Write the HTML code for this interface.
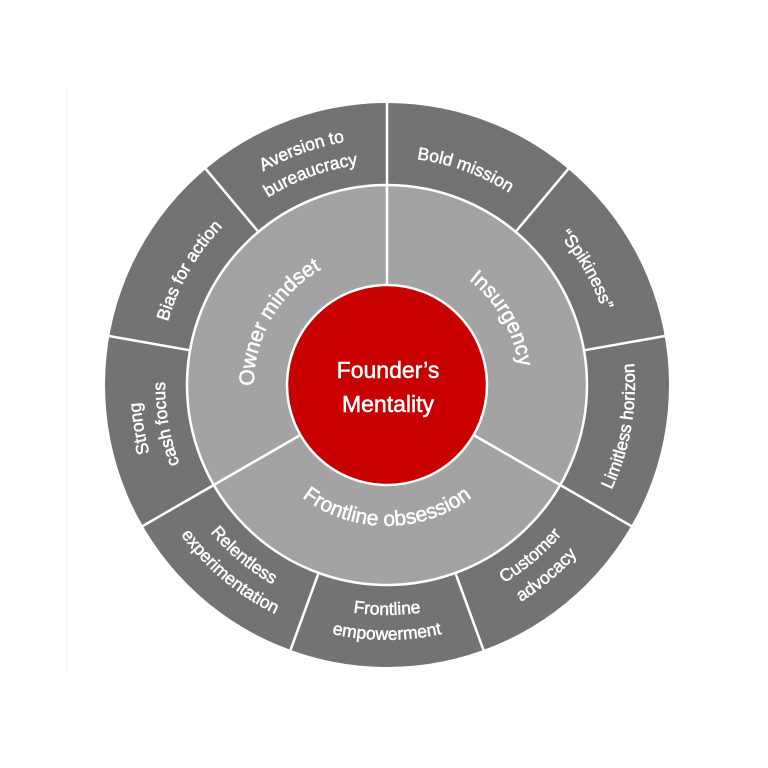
<!DOCTYPE html>
<html><head><meta charset="utf-8"><style>html,body{margin:0;padding:0;background:#fff;}svg{display:block}</style></head>
<body>
<svg width="768" height="768" viewBox="0 0 768 768" xmlns="http://www.w3.org/2000/svg">
<rect width="768" height="768" fill="#fff"/>
<line x1="67" y1="88" x2="67" y2="672" stroke="#efefef" stroke-width="1"/>
<defs>
<path id="p1a" d="M143.8,427.9 A247,247 0 0 1 600.9,261.5"/>
<path id="p1b" d="M168.4,423.5 A222,222 0 0 1 579.3,274"/>
<path id="p2" d="M189.6,271 A228,228 0 0 1 611.5,424.6"/>
<path id="p3" d="M309,170.7 A228,228 0 0 1 533.6,559.6"/>
<path id="p4" d="M387,633 A248,248 0 0 0 471.8,152"/>
<path id="p5a" d="M239.2,561.2 A230,230 0 0 0 586.2,270"/>
<path id="p5b" d="M223.1,580.3 A255,255 0 0 0 607.8,257.5"/>
<path id="p6a" d="M160.5,424.9 A230,230 0 0 0 613.5,424.9"/>
<path id="p6b" d="M135.9,429.3 A255,255 0 0 0 638.1,429.3"/>
<path id="p7a" d="M187.8,270 A230,230 0 0 0 534.8,561.2"/>
<path id="p7b" d="M166.2,257.5 A255,255 0 0 0 550.9,580.3"/>
<path id="p8a" d="M387,632 A247,247 0 0 1 302.5,152.9"/>
<path id="p8b" d="M387,607 A222,222 0 0 1 311.1,176.4"/>
<path id="p9" d="M240.4,559.6 A228,228 0 0 1 465,170.7"/>
<path id="m1" d="M301.5,486.9 A133,133 0 0 1 432.5,260"/>
<path id="m2" d="M341.5,260 A133,133 0 0 1 472.5,486.9"/>
<path id="m3" d="M248.1,409 A141,141 0 0 0 525.9,409"/>
</defs>
<circle cx="387" cy="385" r="282" fill="#737373"/>
<circle cx="387" cy="385" r="200" fill="#a3a3a3" stroke="#fff" stroke-width="2.5"/>
<g stroke="#fff" stroke-width="2.5">
<line x1="387" y1="185" x2="387" y2="100"/>
<line x1="515.6" y1="231.8" x2="568.9" y2="168.2"/>
<line x1="584" y1="350.3" x2="665.7" y2="335.9"/>
<line x1="560.2" y1="485" x2="632.1" y2="526.5"/>
<line x1="455.4" y1="572.9" x2="483.8" y2="650.9"/>
<line x1="318.6" y1="572.9" x2="290.2" y2="650.9"/>
<line x1="213.8" y1="485" x2="141.9" y2="526.5"/>
<line x1="190" y1="350.3" x2="108.3" y2="335.9"/>
<line x1="258.4" y1="231.8" x2="205.1" y2="168.2"/>
<line x1="387" y1="285" x2="387" y2="185"/>
<line x1="473.6" y1="435" x2="560.2" y2="485"/>
<line x1="300.4" y1="435" x2="213.8" y2="485"/>
</g>
<circle cx="387" cy="385" r="100" fill="#c80000" stroke="#fff" stroke-width="2.5"/>
<g fill="#fff" stroke="#fff" stroke-width="0.5" font-family="Liberation Sans, sans-serif" font-size="17.5" text-anchor="middle">
<text><textPath href="#p1a" startOffset="50%">Aversion to</textPath></text>
<text><textPath href="#p1b" startOffset="50%">bureaucracy</textPath></text>
<text><textPath href="#p2" startOffset="50%">Bold mission</textPath></text>
<text><textPath href="#p3" startOffset="50%">“Spikiness”</textPath></text>
<text><textPath href="#p4" startOffset="50%">Limitless horizon</textPath></text>
<text><textPath href="#p5a" startOffset="50%">Customer</textPath></text>
<text><textPath href="#p5b" startOffset="50%">advocacy</textPath></text>
<text><textPath href="#p6a" startOffset="50%">Frontline</textPath></text>
<text><textPath href="#p6b" startOffset="50%">empowerment</textPath></text>
<text><textPath href="#p7a" startOffset="50%">Relentless</textPath></text>
<text><textPath href="#p7b" startOffset="50%">experimentation</textPath></text>
<text><textPath href="#p8a" startOffset="50%">Strong</textPath></text>
<text><textPath href="#p8b" startOffset="50%">cash focus</textPath></text>
<text><textPath href="#p9" startOffset="50%">Bias for action</textPath></text>
</g>
<g fill="#fff" stroke="#fff" stroke-width="0.5" font-family="Liberation Sans, sans-serif" font-size="21" text-anchor="middle">
<text><textPath href="#m1" startOffset="50%">Owner mindset</textPath></text>
<text><textPath href="#m2" startOffset="50%">Insurgency</textPath></text>
<text><textPath href="#m3" startOffset="50%">Frontline obsession</textPath></text>
</g>
<g fill="#fff" stroke="#fff" stroke-width="0.5" font-family="Liberation Sans, sans-serif" font-size="23" text-anchor="middle">
<text x="388" y="378">Founder’s</text>
<text x="388" y="412">Mentality</text>
</g>
</svg>
</body></html>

* [WHAT IS ASKED] Leave out the pictures and output the rest of the material exactly as written.

* [REPLY TO THE TASK]
Write the HTML code for this interface.
<!DOCTYPE html>
<html><head><meta charset="utf-8"><style>html,body{margin:0;padding:0;background:#fff;}svg{display:block}</style></head>
<body>
<svg width="768" height="768" viewBox="0 0 768 768" xmlns="http://www.w3.org/2000/svg">
<rect width="768" height="768" fill="#fff"/>
<line x1="67" y1="88" x2="67" y2="672" stroke="#efefef" stroke-width="1"/>
<defs>
<path id="p1a" d="M143.8,427.9 A247,247 0 0 1 600.9,261.5"/>
<path id="p1b" d="M168.4,423.5 A222,222 0 0 1 579.3,274"/>
<path id="p2" d="M189.6,271 A228,228 0 0 1 611.5,424.6"/>
<path id="p3" d="M309,170.7 A228,228 0 0 1 533.6,559.6"/>
<path id="p4" d="M387,633 A248,248 0 0 0 471.8,152"/>
<path id="p5a" d="M239.2,561.2 A230,230 0 0 0 586.2,270"/>
<path id="p5b" d="M223.1,580.3 A255,255 0 0 0 607.8,257.5"/>
<path id="p6a" d="M160.5,424.9 A230,230 0 0 0 613.5,424.9"/>
<path id="p6b" d="M135.9,429.3 A255,255 0 0 0 638.1,429.3"/>
<path id="p7a" d="M187.8,270 A230,230 0 0 0 534.8,561.2"/>
<path id="p7b" d="M166.2,257.5 A255,255 0 0 0 550.9,580.3"/>
<path id="p8a" d="M387,632 A247,247 0 0 1 302.5,152.9"/>
<path id="p8b" d="M387,607 A222,222 0 0 1 311.1,176.4"/>
<path id="p9" d="M240.4,559.6 A228,228 0 0 1 465,170.7"/>
<path id="m1" d="M301.5,486.9 A133,133 0 0 1 432.5,260"/>
<path id="m2" d="M341.5,260 A133,133 0 0 1 472.5,486.9"/>
<path id="m3" d="M248.1,409 A141,141 0 0 0 525.9,409"/>
</defs>
<circle cx="387" cy="385" r="282" fill="#737373"/>
<circle cx="387" cy="385" r="200" fill="#a3a3a3" stroke="#fff" stroke-width="2.5"/>
<g stroke="#fff" stroke-width="2.5">
<line x1="387" y1="185" x2="387" y2="100"/>
<line x1="515.6" y1="231.8" x2="568.9" y2="168.2"/>
<line x1="584" y1="350.3" x2="665.7" y2="335.9"/>
<line x1="560.2" y1="485" x2="632.1" y2="526.5"/>
<line x1="455.4" y1="572.9" x2="483.8" y2="650.9"/>
<line x1="318.6" y1="572.9" x2="290.2" y2="650.9"/>
<line x1="213.8" y1="485" x2="141.9" y2="526.5"/>
<line x1="190" y1="350.3" x2="108.3" y2="335.9"/>
<line x1="258.4" y1="231.8" x2="205.1" y2="168.2"/>
<line x1="387" y1="285" x2="387" y2="185"/>
<line x1="473.6" y1="435" x2="560.2" y2="485"/>
<line x1="300.4" y1="435" x2="213.8" y2="485"/>
</g>
<circle cx="387" cy="385" r="100" fill="#c80000" stroke="#fff" stroke-width="2.5"/>
<g fill="#fff" stroke="#fff" stroke-width="0.5" font-family="Liberation Sans, sans-serif" font-size="17.5" text-anchor="middle">
<text><textPath href="#p1a" startOffset="50%">Aversion to</textPath></text>
<text><textPath href="#p1b" startOffset="50%">bureaucracy</textPath></text>
<text><textPath href="#p2" startOffset="50%">Bold mission</textPath></text>
<text><textPath href="#p3" startOffset="50%">“Spikiness”</textPath></text>
<text><textPath href="#p4" startOffset="50%">Limitless horizon</textPath></text>
<text><textPath href="#p5a" startOffset="50%">Customer</textPath></text>
<text><textPath href="#p5b" startOffset="50%">advocacy</textPath></text>
<text><textPath href="#p6a" startOffset="50%">Frontline</textPath></text>
<text><textPath href="#p6b" startOffset="50%">empowerment</textPath></text>
<text><textPath href="#p7a" startOffset="50%">Relentless</textPath></text>
<text><textPath href="#p7b" startOffset="50%">experimentation</textPath></text>
<text><textPath href="#p8a" startOffset="50%">Strong</textPath></text>
<text><textPath href="#p8b" startOffset="50%">cash focus</textPath></text>
<text><textPath href="#p9" startOffset="50%">Bias for action</textPath></text>
</g>
<g fill="#fff" stroke="#fff" stroke-width="0.5" font-family="Liberation Sans, sans-serif" font-size="21" text-anchor="middle">
<text><textPath href="#m1" startOffset="50%">Owner mindset</textPath></text>
<text><textPath href="#m2" startOffset="50%">Insurgency</textPath></text>
<text><textPath href="#m3" startOffset="50%">Frontline obsession</textPath></text>
</g>
<g fill="#fff" stroke="#fff" stroke-width="0.5" font-family="Liberation Sans, sans-serif" font-size="23" text-anchor="middle">
<text x="388" y="378">Founder’s</text>
<text x="388" y="412">Mentality</text>
</g>
</svg>
</body></html>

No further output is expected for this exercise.